Although the British are known around the world for their stiff upper lip and no-nonsense attitude, if you look a little deeper, you’ll see that British people can be incredibly superstitious in their own way. The first conquest of the island was made by the Romans, followed by a long period of Christian rulers, the most famous of whom was King Arthur.
Now, British people may debate the existence of an actual King Arthur, but secretly, people love the myth of the mysterious king who ruled for decades in peace and prosperity. If you believe in ghosts, or simply want to explore some of England’s mythical past, here are the places you should be adding to your list.
We can’t talk about mythical England without talking about Stonehenge, so let’s start with this one. Stonehenge is a gigantic, primitive stone circle that has been a source of speculation for centuries. No one knows exactly what purpose it served, but at least now people generally agree on who made it and when.
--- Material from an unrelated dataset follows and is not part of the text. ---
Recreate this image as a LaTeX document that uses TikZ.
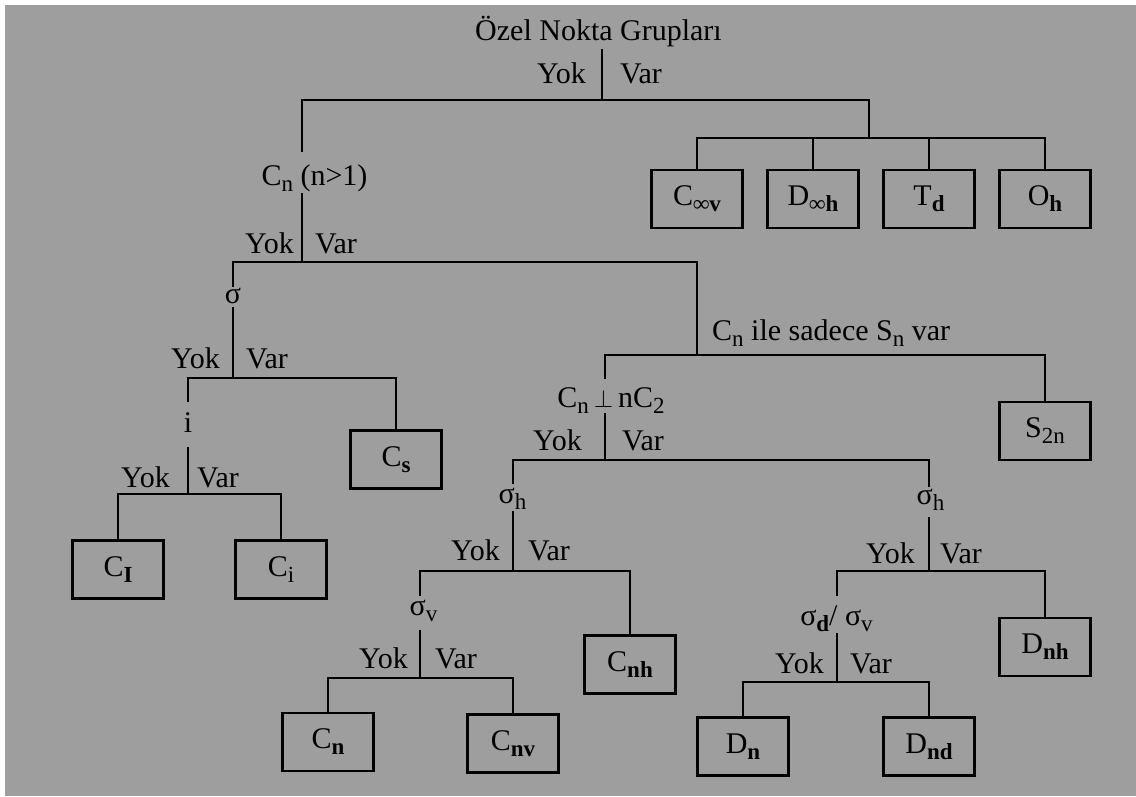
\documentclass[tikz,border=0pt]{standalone}
\usepackage{fontspec}
\setmainfont{Liberation Serif}
\definecolor{bg}{RGB}{158,158,158}
\newcommand{\lsub}[1]{\raisebox{-6pt}{\fontsize{23}{23}\selectfont #1}}
\newcommand{\bsub}[1]{\raisebox{-6pt}{\fontsize{23}{23}\selectfont\bfseries #1}}
\begin{document}
\begin{tikzpicture}[x=1pt,y=-1pt,
  every node/.style={font=\fontsize{30}{36}\selectfont, inner sep=0pt, text=black},
  grp/.style={draw, line width=2.6pt, minimum width=91pt, minimum height=58pt},
  conn/.style={line width=2.6pt},
  yok/.style={anchor=base east},
  var/.style={anchor=base west},
  lbl/.style={anchor=base}]
\useasboundingbox (0,0) rectangle (1136,796);
\fill[bg] (5,5) rectangle (1136,796);

% ---------- top ----------
\node[lbl] (t0) at (598.5,40) {Özel Nokta Grupları};
\node[yok] (y0) at (586,83) {Yok};
\node[var] (v0) at (620,83) {Var};
\coordinate (c0a) at (602,49);
\coordinate (c0b) at (602,100);
\draw[conn] (c0a) -- (c0b);

\coordinate (c1a) at (302,152);
\coordinate (c1b) at (302,100);
\coordinate (c1c) at (869,100);
\coordinate (c1d) at (869,138);
\draw[conn] (c1a) -- (c1b) -- (c1c) -- (c1d);

\node[grp] (bCinf) at (697,199) {C\bsub{∞v}};
\node[grp] (bDinf) at (813,199) {D\bsub{∞h}};
\node[grp] (bTd)   at (929,199) {T\bsub{d}};
\node[grp] (bOh)   at (1045,199) {O\bsub{h}};
\coordinate (c2a) at (697,138);
\coordinate (c2b) at (1045,138);
\coordinate (c2c) at (813,138);
\coordinate (c2d) at (929,138);
\draw[conn] (bCinf.north) -- (c2a) -- (c2b) -- (bOh.north);
\draw[conn] (c2c) -- (bDinf.north);
\draw[conn] (c2d) -- (bTd.north);

% ---------- C_n (n>1) ----------
\node[lbl] (n1) at (314.5,185) {C\lsub{n} (n>1)};
\node[yok] (y1) at (294,253) {Yok};
\node[var] (v1) at (315,253) {Var};
\coordinate (c3a) at (302,193);
\coordinate (c3b) at (302,262);
\draw[conn] (c3a) -- (c3b);
\coordinate (c4a) at (233,287);
\coordinate (c4b) at (233,262);
\coordinate (c4c) at (697,262);
\coordinate (c4d) at (697,355);
\draw[conn] (c4a) -- (c4b) -- (c4c) -- (c4d);

% ---------- sigma ----------
\node[lbl] (s1) at (233,303) {σ};
\node[yok] (y2) at (220,368) {Yok};
\node[var] (v2) at (246,368) {Var};
\coordinate (c5a) at (233,307);
\coordinate (c5b) at (233,378);
\draw[conn] (c5a) -- (c5b);
\node[grp] (bCs) at (396,459.5) {C\bsub{s}};
\coordinate (c6a) at (188,402);
\coordinate (c6b) at (188,378);
\coordinate (c6c) at (396,378);
\draw[conn] (c6a) -- (c6b) -- (c6c) -- (bCs.north);

% ---------- i ----------
\node[lbl] (i1) at (188,432) {i};
\node[yok] (y3) at (170,487) {Yok};
\node[var] (v3) at (197,487) {Var};
\coordinate (c7a) at (188,447);
\coordinate (c7b) at (188,494);
\draw[conn] (c7a) -- (c7b);
\node[grp] (bCI) at (118,569.5) {C\bsub{I}};
\node[grp] (bCi) at (281,569.5) {C\lsub{i}};
\coordinate (c8a) at (118,494);
\coordinate (c8b) at (281,494);
\draw[conn] (bCI.north) -- (c8a) -- (c8b) -- (bCi.north);

% ---------- C_n ile sadece S_n var ----------
\node[anchor=base west] (sn) at (712,340) {C\lsub{n} ile sadece S\lsub{n} var};
\node[grp] (bS2n) at (1045,431) {S\lsub{2n}};
\coordinate (c9a) at (605,379);
\coordinate (c9b) at (605,355);
\coordinate (c9c) at (1045,355);
\draw[conn] (c9a) -- (c9b) -- (c9c) -- (bS2n.north);

% ---------- C_n perp nC_2 ----------
\node[lbl] (pp) at (611,407) {C\lsub{n}\,$\perp$\,nC\lsub{2}};
\node[yok] (y4) at (582,450) {Yok};
\node[var] (v4) at (622,450) {Var};
\coordinate (c10a) at (605,413);
\coordinate (c10b) at (605,460);
\draw[conn] (c10a) -- (c10b);
\coordinate (c11a) at (513,484);
\coordinate (c11b) at (513,460);
\coordinate (c11c) at (929,460);
\coordinate (c11d) at (929,487);
\draw[conn] (c11a) -- (c11b) -- (c11c) -- (c11d);

% ---------- sigma_h (left) ----------
\node[lbl] (sh1) at (512.5,503) {σ\lsub{h}};
\node[yok] (y5) at (500,560) {Yok};
\node[var] (v5) at (528,560) {Var};
\coordinate (c12a) at (513,511);
\coordinate (c12b) at (513,571);
\draw[conn] (c12a) -- (c12b);
\node[grp] (bCnh) at (630,664.5) {C\bsub{nh}};
\coordinate (c14a) at (420,596);
\coordinate (c14b) at (420,571);
\coordinate (c14c) at (630,571);
\draw[conn] (c14a) -- (c14b) -- (c14c) -- (bCnh.north);

% ---------- sigma_v ----------
\node[lbl] (sv) at (423.5,615) {σ\lsub{v}};
\node[yok] (y6) at (408,668) {Yok};
\node[var] (v6) at (435,668) {Var};
\coordinate (c15a) at (420,630);
\coordinate (c15b) at (420,678);
\draw[conn] (c15a) -- (c15b);
\node[grp] (bCn) at (328,742) {C\bsub{n}};
\node[grp] (bCnv) at (513,743.5) {C\bsub{nv}};
\coordinate (c16a) at (328,678);
\coordinate (c16b) at (513,678);
\draw[conn] (bCn.north) -- (c16a) -- (c16b) -- (bCnv.north);

% ---------- sigma_h (right) ----------
\node[lbl] (sh2) at (930.5,504) {σ\lsub{h}};
\node[yok] (y7) at (915,563) {Yok};
\node[var] (v7) at (940,563) {Var};
\coordinate (c13a) at (929,517);
\coordinate (c13b) at (929,571);
\draw[conn] (c13a) -- (c13b);
\node[grp] (bDnh) at (1045,647) {D\bsub{nh}};
\coordinate (c17a) at (837,596);
\coordinate (c17b) at (837,571);
\coordinate (c17c) at (1045,571);
\draw[conn] (c17a) -- (c17b) -- (c17c) -- (bDnh.north);

% ---------- sigma_d / sigma_v ----------
\node[lbl] (sdv) at (836.5,625) {σ\bsub{d}/ σ\lsub{v}};
\node[yok] (y8) at (824,673) {Yok};
\node[var] (v8) at (850,673) {Var};
\coordinate (c18a) at (837,633);
\coordinate (c18b) at (837,682);
\draw[conn] (c18a) -- (c18b);
\node[grp] (bDn) at (743,746.5) {D\bsub{n}};
\node[grp] (bDnd) at (929,746.5) {D\bsub{nd}};
\coordinate (c19a) at (743,682);
\coordinate (c19b) at (929,682);
\draw[conn] (bDn.north) -- (c19a) -- (c19b) -- (bDnd.north);
\end{tikzpicture}
\end{document}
It was built by Neolithic British islanders around 3000 BCE. What’s remarkable about Stonehenge is many of the stones were sourced from an area far away from the Wiltshire moors where construction took place, meaning that builders would have had to haul them over 155 miles from Wales.
The North Yorkshire Moors
English people are natural born storytellers, and have found a way to color their ordinary history with magic and mysticism. Take the North Yorkshire Moors – a beautiful area in Yorkshire that has been preserved in the North York Moors National Park. The trees there are gnarled and many are over 1000 years old, which gives the whole park an aura of mystery.
There’s an old Roman road that cuts through the park, but many people still insist that the road was built by a single giant, not the Roman army. The stories tell of the giant, Wade, building this causeway to connect his castle to the home of his wife.
Although Cheddar Gorge is a beautiful location, it inspired myth and legend rather than actually being a part of those stories itself. The Lord of the Rings author J.R.R. Tolkien paid a visit to the Cheddar Gorge on his honeymoon, and was inspired by the craggy cliffs and elaborate cave systems where they age cheddar cheese. He took inspiration from the Cheddar Gorge when he created the holdfast of Helm’s Deep, which plays a starring role in his book The Two Towers.
If you want to be inspired as well, the Cheddar Gorge is a quick drive away from the town of Cheddar, just off the M5 highway.